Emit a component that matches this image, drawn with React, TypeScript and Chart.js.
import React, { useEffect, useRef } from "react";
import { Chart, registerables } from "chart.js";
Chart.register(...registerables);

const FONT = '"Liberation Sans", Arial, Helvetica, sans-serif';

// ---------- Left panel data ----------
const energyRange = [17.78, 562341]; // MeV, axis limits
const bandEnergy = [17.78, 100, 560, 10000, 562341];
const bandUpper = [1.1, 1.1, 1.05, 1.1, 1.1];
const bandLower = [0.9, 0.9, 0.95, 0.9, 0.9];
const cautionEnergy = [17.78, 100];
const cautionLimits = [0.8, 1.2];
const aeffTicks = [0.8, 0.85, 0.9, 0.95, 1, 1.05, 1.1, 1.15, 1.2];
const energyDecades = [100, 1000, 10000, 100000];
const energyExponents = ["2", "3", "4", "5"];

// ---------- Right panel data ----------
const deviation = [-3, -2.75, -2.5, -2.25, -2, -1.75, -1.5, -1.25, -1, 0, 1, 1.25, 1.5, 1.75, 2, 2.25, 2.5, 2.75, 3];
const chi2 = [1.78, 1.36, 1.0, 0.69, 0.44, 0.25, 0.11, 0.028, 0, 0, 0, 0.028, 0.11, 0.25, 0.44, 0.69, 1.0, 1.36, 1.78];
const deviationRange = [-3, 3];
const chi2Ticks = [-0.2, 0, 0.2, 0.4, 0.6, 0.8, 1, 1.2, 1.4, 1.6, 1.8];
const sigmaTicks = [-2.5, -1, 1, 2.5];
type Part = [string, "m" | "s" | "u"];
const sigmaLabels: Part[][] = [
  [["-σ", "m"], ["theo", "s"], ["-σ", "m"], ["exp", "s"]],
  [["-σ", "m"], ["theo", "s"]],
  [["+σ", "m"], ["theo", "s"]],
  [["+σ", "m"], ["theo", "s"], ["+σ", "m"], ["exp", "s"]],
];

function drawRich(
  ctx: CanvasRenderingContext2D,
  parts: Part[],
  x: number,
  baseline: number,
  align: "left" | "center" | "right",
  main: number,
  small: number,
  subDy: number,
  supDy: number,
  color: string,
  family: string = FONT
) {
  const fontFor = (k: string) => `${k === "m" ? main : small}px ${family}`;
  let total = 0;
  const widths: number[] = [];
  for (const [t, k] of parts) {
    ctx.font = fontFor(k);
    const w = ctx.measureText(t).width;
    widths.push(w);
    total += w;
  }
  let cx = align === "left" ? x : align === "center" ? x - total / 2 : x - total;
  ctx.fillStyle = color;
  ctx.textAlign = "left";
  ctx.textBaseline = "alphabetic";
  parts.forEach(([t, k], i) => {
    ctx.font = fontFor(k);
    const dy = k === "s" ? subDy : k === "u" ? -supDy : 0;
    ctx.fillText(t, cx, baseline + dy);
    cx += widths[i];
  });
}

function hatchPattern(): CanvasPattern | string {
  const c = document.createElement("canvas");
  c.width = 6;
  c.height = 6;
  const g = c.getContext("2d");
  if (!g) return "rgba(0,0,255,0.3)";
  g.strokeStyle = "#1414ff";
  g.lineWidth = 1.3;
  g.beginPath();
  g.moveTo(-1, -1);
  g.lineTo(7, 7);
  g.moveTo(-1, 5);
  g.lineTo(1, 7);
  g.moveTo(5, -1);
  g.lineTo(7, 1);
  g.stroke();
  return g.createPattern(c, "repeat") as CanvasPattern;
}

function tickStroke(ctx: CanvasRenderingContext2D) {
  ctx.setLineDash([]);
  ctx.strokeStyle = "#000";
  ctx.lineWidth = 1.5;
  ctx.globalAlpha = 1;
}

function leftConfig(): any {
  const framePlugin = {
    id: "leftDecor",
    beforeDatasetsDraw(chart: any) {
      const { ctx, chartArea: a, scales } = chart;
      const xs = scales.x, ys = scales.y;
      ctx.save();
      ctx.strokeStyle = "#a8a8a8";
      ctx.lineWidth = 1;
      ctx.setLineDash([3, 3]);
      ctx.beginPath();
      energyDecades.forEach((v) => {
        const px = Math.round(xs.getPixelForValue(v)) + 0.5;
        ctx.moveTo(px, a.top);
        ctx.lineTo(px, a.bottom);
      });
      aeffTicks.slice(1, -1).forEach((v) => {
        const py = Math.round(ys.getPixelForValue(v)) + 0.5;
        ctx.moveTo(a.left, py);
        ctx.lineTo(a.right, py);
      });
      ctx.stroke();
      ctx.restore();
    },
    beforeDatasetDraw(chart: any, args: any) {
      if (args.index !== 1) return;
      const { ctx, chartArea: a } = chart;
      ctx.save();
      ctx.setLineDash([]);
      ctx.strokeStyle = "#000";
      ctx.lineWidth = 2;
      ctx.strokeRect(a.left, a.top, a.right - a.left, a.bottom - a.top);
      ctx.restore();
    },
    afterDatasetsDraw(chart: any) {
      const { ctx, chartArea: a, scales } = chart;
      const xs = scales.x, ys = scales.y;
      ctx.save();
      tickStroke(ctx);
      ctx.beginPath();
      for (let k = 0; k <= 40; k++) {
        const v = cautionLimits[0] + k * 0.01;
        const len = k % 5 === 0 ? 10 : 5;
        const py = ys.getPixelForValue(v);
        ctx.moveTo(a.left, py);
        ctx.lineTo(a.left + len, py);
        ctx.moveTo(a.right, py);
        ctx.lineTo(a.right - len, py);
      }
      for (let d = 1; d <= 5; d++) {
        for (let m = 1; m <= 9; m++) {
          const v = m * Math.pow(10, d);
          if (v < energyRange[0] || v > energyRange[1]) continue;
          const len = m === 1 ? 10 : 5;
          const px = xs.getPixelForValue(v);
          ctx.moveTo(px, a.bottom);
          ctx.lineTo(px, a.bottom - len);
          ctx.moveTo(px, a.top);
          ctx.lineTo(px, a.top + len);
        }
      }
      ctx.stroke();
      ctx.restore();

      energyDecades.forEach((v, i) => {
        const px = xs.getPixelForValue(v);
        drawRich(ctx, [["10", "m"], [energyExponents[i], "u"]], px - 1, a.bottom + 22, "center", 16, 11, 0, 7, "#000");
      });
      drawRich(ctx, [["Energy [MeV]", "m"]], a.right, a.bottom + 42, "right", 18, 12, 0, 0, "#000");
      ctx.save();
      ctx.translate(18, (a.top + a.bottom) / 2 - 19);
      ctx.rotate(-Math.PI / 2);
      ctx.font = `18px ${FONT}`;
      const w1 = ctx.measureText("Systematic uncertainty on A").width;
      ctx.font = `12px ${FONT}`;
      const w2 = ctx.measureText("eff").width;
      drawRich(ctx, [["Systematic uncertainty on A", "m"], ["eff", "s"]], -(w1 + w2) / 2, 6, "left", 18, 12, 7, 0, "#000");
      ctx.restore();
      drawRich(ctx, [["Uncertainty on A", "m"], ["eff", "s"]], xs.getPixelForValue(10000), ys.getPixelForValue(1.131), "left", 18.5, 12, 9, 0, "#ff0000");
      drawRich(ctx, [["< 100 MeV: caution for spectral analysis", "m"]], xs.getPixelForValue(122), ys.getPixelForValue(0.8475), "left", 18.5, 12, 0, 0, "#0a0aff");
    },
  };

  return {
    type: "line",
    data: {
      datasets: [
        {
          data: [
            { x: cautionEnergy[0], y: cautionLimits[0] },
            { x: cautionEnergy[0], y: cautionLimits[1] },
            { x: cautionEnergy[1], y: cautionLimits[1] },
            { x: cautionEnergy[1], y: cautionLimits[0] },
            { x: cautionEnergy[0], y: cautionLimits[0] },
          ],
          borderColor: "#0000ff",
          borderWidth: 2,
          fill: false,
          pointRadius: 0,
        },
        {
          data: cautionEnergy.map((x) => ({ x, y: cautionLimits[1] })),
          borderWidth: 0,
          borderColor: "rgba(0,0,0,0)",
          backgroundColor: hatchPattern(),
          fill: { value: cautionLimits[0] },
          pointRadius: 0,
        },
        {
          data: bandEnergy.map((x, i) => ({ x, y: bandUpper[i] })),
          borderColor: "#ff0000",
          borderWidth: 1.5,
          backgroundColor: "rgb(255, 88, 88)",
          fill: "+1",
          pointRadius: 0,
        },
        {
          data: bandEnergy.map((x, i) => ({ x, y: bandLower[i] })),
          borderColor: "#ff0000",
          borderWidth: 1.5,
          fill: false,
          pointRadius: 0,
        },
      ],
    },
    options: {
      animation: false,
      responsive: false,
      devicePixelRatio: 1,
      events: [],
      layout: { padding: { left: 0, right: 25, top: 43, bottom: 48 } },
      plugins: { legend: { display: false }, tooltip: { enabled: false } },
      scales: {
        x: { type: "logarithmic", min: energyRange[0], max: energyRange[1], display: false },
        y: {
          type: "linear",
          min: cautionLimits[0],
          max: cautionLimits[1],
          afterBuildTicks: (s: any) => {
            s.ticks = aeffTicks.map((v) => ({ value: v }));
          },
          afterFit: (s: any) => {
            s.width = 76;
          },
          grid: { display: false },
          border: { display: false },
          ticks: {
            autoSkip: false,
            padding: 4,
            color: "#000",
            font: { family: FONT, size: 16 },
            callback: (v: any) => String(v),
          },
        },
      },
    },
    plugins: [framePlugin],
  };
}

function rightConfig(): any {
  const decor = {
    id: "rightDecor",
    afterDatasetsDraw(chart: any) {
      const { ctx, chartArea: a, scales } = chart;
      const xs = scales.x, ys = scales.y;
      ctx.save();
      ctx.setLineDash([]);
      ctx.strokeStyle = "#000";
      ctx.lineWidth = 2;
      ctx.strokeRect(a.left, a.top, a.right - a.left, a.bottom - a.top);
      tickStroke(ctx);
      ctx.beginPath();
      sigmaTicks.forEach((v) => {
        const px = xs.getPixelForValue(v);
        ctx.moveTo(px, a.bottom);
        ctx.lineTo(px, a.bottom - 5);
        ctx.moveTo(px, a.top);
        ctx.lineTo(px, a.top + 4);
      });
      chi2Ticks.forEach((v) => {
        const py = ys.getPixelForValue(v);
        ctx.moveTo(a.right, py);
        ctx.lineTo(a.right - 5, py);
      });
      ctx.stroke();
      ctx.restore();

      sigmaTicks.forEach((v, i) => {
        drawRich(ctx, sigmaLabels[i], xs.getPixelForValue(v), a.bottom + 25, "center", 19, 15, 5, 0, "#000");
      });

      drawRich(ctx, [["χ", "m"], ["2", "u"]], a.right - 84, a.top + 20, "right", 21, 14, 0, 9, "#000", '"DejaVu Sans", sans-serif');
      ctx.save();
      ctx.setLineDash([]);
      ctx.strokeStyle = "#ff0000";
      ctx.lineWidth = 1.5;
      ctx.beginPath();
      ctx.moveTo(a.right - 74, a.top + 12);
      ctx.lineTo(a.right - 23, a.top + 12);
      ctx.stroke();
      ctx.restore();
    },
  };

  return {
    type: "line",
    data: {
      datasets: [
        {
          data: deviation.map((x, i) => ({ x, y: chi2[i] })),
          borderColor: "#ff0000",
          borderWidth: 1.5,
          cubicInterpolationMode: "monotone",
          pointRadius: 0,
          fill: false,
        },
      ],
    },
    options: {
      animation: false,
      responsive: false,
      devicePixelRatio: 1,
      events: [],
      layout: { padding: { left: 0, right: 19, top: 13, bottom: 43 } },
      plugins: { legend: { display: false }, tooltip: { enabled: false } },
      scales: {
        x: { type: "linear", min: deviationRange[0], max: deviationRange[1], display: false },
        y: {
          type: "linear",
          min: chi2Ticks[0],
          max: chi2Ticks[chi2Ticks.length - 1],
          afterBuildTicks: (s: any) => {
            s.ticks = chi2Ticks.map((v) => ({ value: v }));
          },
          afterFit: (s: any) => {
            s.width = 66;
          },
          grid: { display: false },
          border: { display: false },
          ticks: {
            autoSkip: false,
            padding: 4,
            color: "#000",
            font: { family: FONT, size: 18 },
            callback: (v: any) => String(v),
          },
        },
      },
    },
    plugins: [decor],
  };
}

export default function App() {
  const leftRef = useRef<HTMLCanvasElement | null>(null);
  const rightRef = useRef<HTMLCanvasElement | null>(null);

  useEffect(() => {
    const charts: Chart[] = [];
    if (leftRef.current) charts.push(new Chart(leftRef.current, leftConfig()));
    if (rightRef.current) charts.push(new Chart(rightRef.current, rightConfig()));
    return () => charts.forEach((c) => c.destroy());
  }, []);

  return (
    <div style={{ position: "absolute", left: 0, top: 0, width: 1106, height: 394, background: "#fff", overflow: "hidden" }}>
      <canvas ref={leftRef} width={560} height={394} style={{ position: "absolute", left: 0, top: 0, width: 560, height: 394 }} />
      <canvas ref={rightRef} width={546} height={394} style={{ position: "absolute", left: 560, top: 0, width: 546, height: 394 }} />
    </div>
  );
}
---------------
Exactly as they appear, please write out the lines from the opening of the listing above down to the line containing "Arial, Helvetica, sans-serif';", with both end lines included.

*SOLUTION TO THIS TASK:*
Emit a component that matches this image, drawn with React, TypeScript and Chart.js.
import React, { useEffect, useRef } from "react";
import { Chart, registerables } from "chart.js";
Chart.register(...registerables);

const FONT = '"Liberation Sans", Arial, Helvetica, sans-serif';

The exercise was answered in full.